One of the greatest concerns of our breast cancer patients is the development and prevention of lymphedema. Approximately 5-10% of patients who have undergone radiation treatment and axillary lymph node dissection will develop lymphedema in their arms. The average time to develop these symptoms is about 18 months after the completion of radiation treatment.
Fortunately, there have been recent advances in understanding the causes and mechanisms of action of this condition. Read on to learn more about the present and future of lymphedema therapy.
The Compression Sleeve
The primary lymphedema treatment is manual decongestive therapy. By wearing a compression sleeve or using a lymphedema pump, patients can control their symptoms by reducing the amount of lymphatic fluid in their affected limbs. Many patients dislike compressive garments because they can be uncomfortable, hard to cover up, and often limit everyday activities.
On the other hand, lymphedema pumps need to be used daily and might be expensive to purchase and replace.
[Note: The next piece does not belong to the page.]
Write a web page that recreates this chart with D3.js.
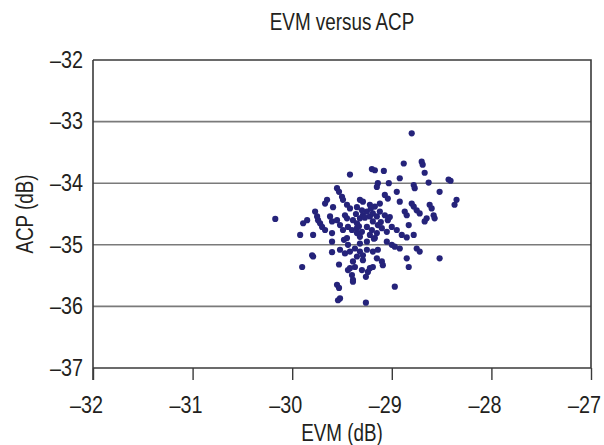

Vascularized Lymph Node Transfer Technique
Two recent developments in lymphedema surgery have shown promise. The first technique is the “Vascularized Lymph Node Transfer”, which removes the healthy lymph nodes from one area of the body and transfers it to where the patient had the initial lymph node removal.
Common donor sites for Vascularized Lymph Node Transfer are the lower abdomen and the chest. We must be mindful to prevent lymphedema from occurring in the donor sites. Often, we can transfer lymph nodes at the time of the DIEP flap. In this case, there is no additional surgery nor recovery time apart from the breast reconstructive operation.
This procedure allows us to remove any scarring that may be preventing the flow of lymphatic fluids. It also provides a long term solution in the areas affected by lymphedema.
One of our patients, Belinda Hatfield, recently described her experience with this surgery.
The second operation is the “Lymphovenous Bypass.” Using microsurgery techniques, the surgeon can reroute a patient’s lymphatic channels into blood vessels that will also allow for a reduction of lymphedema fluid. This procedure can be done in an outpatient setting through small incisions on the arm to locate the lymph vessels and venous systems.
Although both of these surgical treatments are under active investigation, they offer hope in improving the quality of life of patients with lymphedema.